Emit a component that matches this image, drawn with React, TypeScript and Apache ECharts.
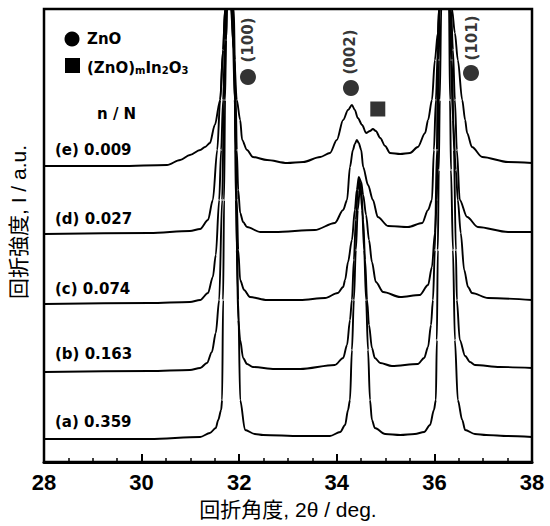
import React, { useEffect, useRef } from "react";
import * as echarts from "echarts";

// XRD patterns: [2θ (deg), intensity (a.u., offset)]
const traceA: [number, number][] = [
  [28.0, 23], [30.17, 23], [31.2, 25], [31.4, 29], [31.52, 34], [31.57, 42], [31.63, 52], [31.65, 62],
  [31.67, 162], [31.69, 262], [31.71, 362], [31.73, 422], [31.75, 453], [31.81, 1100], [31.87, 453],
  [31.89, 422], [31.91, 362], [31.93, 262], [31.98, 162], [32.02, 62], [32.12, 32], [32.32, 28],
  [32.49, 27], [33.25, 26], [33.86, 26], [34.07, 30], [34.17, 37], [34.23, 52], [34.27, 62], [34.31, 112],
  [34.35, 162], [34.39, 212], [34.43, 252], [34.48, 278], [34.52, 252], [34.56, 212], [34.6, 162],
  [34.64, 112], [34.68, 62], [34.72, 42], [34.78, 34], [34.99, 28], [35.3, 27], [35.6, 28], [35.79, 30],
  [35.91, 37], [35.99, 52], [36.03, 62], [36.05, 122], [36.07, 212], [36.09, 292], [36.11, 362],
  [36.14, 453], [36.22, 1100], [36.3, 453], [36.32, 362], [36.34, 292], [36.38, 212], [36.42, 122],
  [36.48, 62], [36.57, 42], [36.63, 32], [36.83, 28], [37.06, 27], [37.51, 26], [38.0, 25],
];
const traceB: [number, number][] = [
  [28.0, 90], [30.17, 91], [30.99, 92], [31.2, 94], [31.34, 99], [31.44, 110], [31.52, 129], [31.59, 162],
  [31.65, 262], [31.69, 362], [31.73, 422], [31.75, 453], [31.82, 1100], [31.89, 453], [31.91, 402],
  [31.93, 312], [31.95, 212], [31.98, 142], [32.02, 122], [32.08, 104], [32.16, 98], [32.28, 95],
  [32.73, 93], [33.25, 93], [33.96, 97], [34.13, 104], [34.21, 117], [34.27, 142], [34.31, 162],
  [34.35, 202], [34.39, 242], [34.43, 272], [34.46, 282], [34.5, 272], [34.54, 242], [34.58, 202],
  [34.62, 162], [34.66, 137], [34.72, 114], [34.78, 104], [34.89, 99], [35.13, 96], [35.66, 98],
  [35.79, 104], [35.87, 115], [35.93, 137], [35.97, 162], [36.01, 212], [36.05, 312], [36.07, 402],
  [36.09, 453], [36.21, 1100], [36.32, 453], [36.36, 402], [36.4, 312], [36.44, 212], [36.46, 162],
  [36.52, 122], [36.63, 106], [36.73, 100], [36.83, 97], [37.34, 95], [38.0, 94],
];
const traceC: [number, number][] = [
  [28.0, 158], [30.17, 159], [30.99, 160], [31.2, 162], [31.36, 169], [31.46, 185], [31.52, 207],
  [31.59, 262], [31.63, 312], [31.67, 362], [31.71, 422], [31.73, 453], [31.79, 1100], [31.85, 453],
  [31.87, 422], [31.91, 362], [31.93, 312], [31.95, 262], [31.98, 212], [32.02, 182], [32.1, 172],
  [32.22, 165], [32.57, 162], [33.25, 162], [33.76, 164], [34.02, 169], [34.13, 175], [34.17, 182],
  [34.23, 200], [34.31, 222], [34.37, 252], [34.41, 272], [34.45, 285], [34.5, 280], [34.54, 267],
  [34.6, 247], [34.66, 222], [34.72, 200], [34.8, 180], [34.95, 170], [35.3, 165], [35.7, 167],
  [35.87, 177], [35.95, 195], [36.01, 229], [36.05, 262], [36.07, 312], [36.09, 402], [36.11, 453],
  [36.22, 1100], [36.32, 453], [36.34, 402], [36.38, 342], [36.44, 292], [36.48, 262], [36.54, 229],
  [36.61, 192], [36.69, 175], [36.77, 169], [37.1, 164], [38.0, 162],
];
const traceD: [number, number][] = [
  [28.0, 228], [30.17, 229], [30.99, 231], [31.2, 233], [31.36, 242], [31.46, 262], [31.55, 312],
  [31.61, 362], [31.67, 412], [31.71, 453], [31.78, 1100], [31.85, 453], [31.89, 412], [31.93, 362],
  [31.95, 312], [31.98, 272], [32.02, 249], [32.08, 240], [32.16, 235], [32.43, 230], [32.73, 230],
  [33.55, 232], [33.96, 239], [34.13, 252], [34.21, 262], [34.27, 295], [34.33, 312], [34.37, 318],
  [34.41, 322], [34.45, 319], [34.5, 312], [34.54, 295], [34.64, 277], [34.74, 262], [34.84, 245],
  [35.05, 236], [35.46, 235], [35.75, 239], [35.87, 252], [35.95, 262], [35.99, 312], [36.03, 362],
  [36.07, 412], [36.09, 453], [36.22, 1100], [36.34, 453], [36.38, 412], [36.42, 362], [36.46, 312],
  [36.52, 262], [36.67, 245], [36.89, 235], [37.51, 230], [38.0, 230],
];
const traceE: [number, number][] = [
  [28.0, 296], [29.56, 296], [30.52, 297], [30.79, 302], [30.99, 307], [31.2, 312], [31.3, 315],
  [31.4, 319], [31.5, 337], [31.61, 362], [31.67, 412], [31.71, 453], [31.77, 1100], [31.83, 453],
  [31.89, 412], [31.95, 362], [32.02, 342], [32.06, 322], [32.16, 312], [32.28, 305], [32.57, 302],
  [32.98, 299], [33.31, 300], [33.66, 305], [33.86, 309], [34.0, 322], [34.13, 342], [34.23, 352],
  [34.31, 357], [34.37, 352], [34.43, 344], [34.52, 337], [34.6, 329], [34.68, 331], [34.74, 333],
  [34.8, 331], [34.89, 324], [34.99, 316], [35.09, 309], [35.3, 308], [35.5, 309], [35.66, 315],
  [35.81, 329], [35.87, 342], [35.95, 362], [36.01, 402], [36.07, 429], [36.11, 453], [36.24, 1100],
  [36.36, 453], [36.42, 429], [36.48, 402], [36.57, 362], [36.63, 342], [36.67, 329], [36.77, 315],
  [36.98, 305], [37.51, 300], [38.0, 299],
];

const traceNames = ["(a) 0.359", "(b) 0.163", "(c) 0.074", "(d) 0.027", "(e) 0.009"];
const xTickLabels = ["28", "30", "32", "34", "36", "38"];
const peakLabels = ["(100)", "(002)", "(101)"];
const peakLabelX = [32.18, 34.27, 36.77];
const peakLabelY = [422, 410, 424];
const znoMarkerX = [32.18, 34.29, 36.75];
const znoMarkerY = [385, 374, 389];
const phaseMarkerX = [34.84];
const phaseMarkerY = [353];

const LATIN = "'DejaVu Sans', sans-serif";
const CJK = "'Liberation Sans', 'Noto Sans CJK JP', sans-serif";

export default function App() {
  const ref = useRef<HTMLDivElement>(null);
  useEffect(() => {
    if (!ref.current) return;
    const chart = echarts.init(ref.current, undefined, { renderer: "svg" });
    const traces = [traceA, traceB, traceC, traceD, traceE];
    const labelPy = [422, 354, 289, 219, 150];
    const lineSeries = traces.map((d, i) => ({
      type: "line",
      name: traceNames[i],
      data: d,
      showSymbol: false,
      symbol: "none",
      smooth: 0.3,
      smoothMonotone: "x",
      clip: true,
      silent: true,
      lineStyle: { color: "#000", width: 1.9 },
      z: 2,
    }));
    const option: any = {
      animation: false,
      backgroundColor: "#fff",
      grid: {
        left: 44, right: 18, top: 9, bottom: 64,
        show: true, borderColor: "#000", borderWidth: 2.5, backgroundColor: "transparent",
      },
      xAxis: {
        type: "value", min: 28, max: 38, interval: 2,
        axisLine: { lineStyle: { color: "#000", width: 3 } },
        axisTick: { inside: true, length: 8, lineStyle: { color: "#000", width: 2 } },
        minorTick: { show: true, splitNumber: 4, length: 4, lineStyle: { color: "#000", width: 1.5 } },
        splitLine: { show: false },
        axisLabel: {
          color: "#000", fontWeight: "bold", fontSize: 22, fontFamily: "'Liberation Sans', Arial, sans-serif",
          margin: 9,
          formatter: (v: number) => xTickLabels[Math.round((v - 28) / 2)] ?? "",
        },
        name: "回折角度, 2θ / deg.",
        nameLocation: "middle",
        nameGap: 37,
        nameTextStyle: { color: "#000", fontSize: 21, fontFamily: CJK },
      },
      yAxis: { type: "value", min: 0, max: 453, show: false },
      series: [
        ...lineSeries,
        {
          type: "scatter", symbol: "circle", symbolSize: 16, silent: true, z: 3,
          itemStyle: { color: "#000" },
          data: znoMarkerX.map((x, i) => [x, znoMarkerY[i]]),
        },
        {
          type: "scatter", symbol: "rect", symbolSize: 15, silent: true, z: 3,
          itemStyle: { color: "#000" },
          data: phaseMarkerX.map((x, i) => [x, phaseMarkerY[i]]),
        },
        {
          type: "scatter", symbolSize: 1, silent: true, z: 3,
          itemStyle: { color: "rgba(0,0,0,0)" },
          label: {
            show: true, position: "inside", rotate: 90, formatter: "{b}",
            color: "#000", fontWeight: "bold", fontSize: 15, fontFamily: LATIN,
          },
          data: peakLabels.map((n, i) => ({ name: n, value: [peakLabelX[i], peakLabelY[i]] })),
        },
      ],
      graphic: [
        { type: "circle", shape: { cx: 72, cy: 39, r: 7.5 }, style: { fill: "#000" } },
        { type: "rect", shape: { x: 65, y: 58, width: 15, height: 15 }, style: { fill: "#000" } },
        {
          type: "text", x: 87, y: 39,
          style: { text: "ZnO", fill: "#000", font: `bold 15px ${LATIN}`, verticalAlign: "middle", align: "left" },
        },
        {
          type: "text", x: 87, y: 66,
          style: {
            text: "{a|(ZnO)}{s|m}{a|In}{s|2}{a|O}{s|3}",
            verticalAlign: "middle", align: "left",
            rich: {
              a: { fontSize: 15, fontWeight: "bold", fontFamily: LATIN, fill: "#000", color: "#000", lineHeight: 18, verticalAlign: "bottom" },
              s: { fontSize: 10, fontWeight: "bold", fontFamily: LATIN, fill: "#000", color: "#000", lineHeight: 12, verticalAlign: "bottom" },
            },
          },
        },
        {
          type: "text", x: 97, y: 114,
          style: { text: "n / N", fill: "#000", font: `bold 15px ${LATIN}`, verticalAlign: "middle", align: "left" },
        },
        ...traceNames.map((t, i) => ({
          type: "text", x: 55, y: labelPy[i],
          style: { text: t, fill: "#000", font: `bold 15px ${LATIN}`, verticalAlign: "middle", align: "left" },
        })),
        {
          type: "text", x: 18, y: 222, rotation: Math.PI / 2,
          style: {
            text: "回折強度, I / a.u.", fill: "#000", font: `21px ${CJK}`,
            align: "center", verticalAlign: "middle",
          },
        },
      ],
    };
    chart.setOption(option);
    return () => chart.dispose();
  }, []);
  return (
    <div
      ref={ref}
      style={{ position: "fixed", left: 0, top: 0, width: 550, height: 526, background: "#fff" }}
    />
  );
}
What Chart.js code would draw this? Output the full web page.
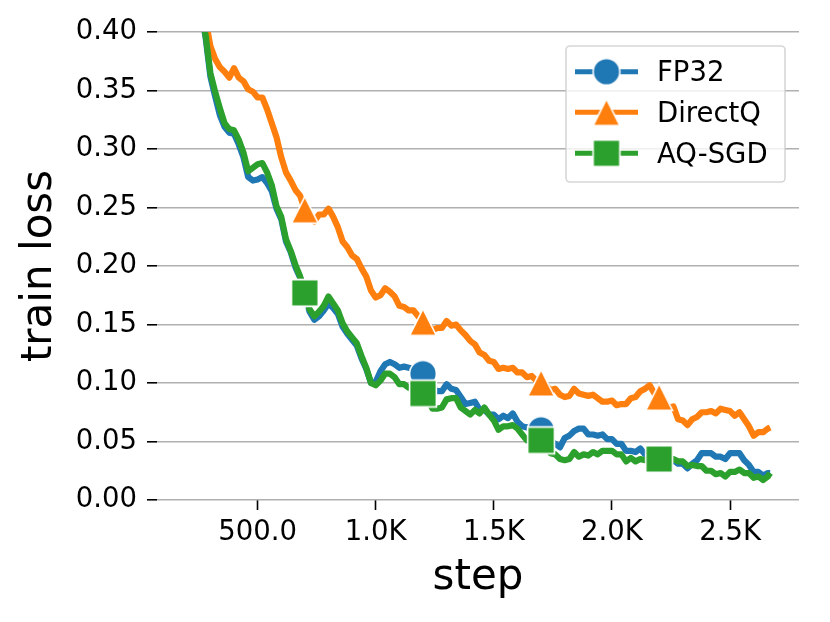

____

● **Your goal**: Select and copy each line from the data that includes the word "React".

● **Exercise answer**:
Emit a component that matches this image, drawn with React, TypeScript and Apache ECharts.
import React, { useEffect, useRef } from "react";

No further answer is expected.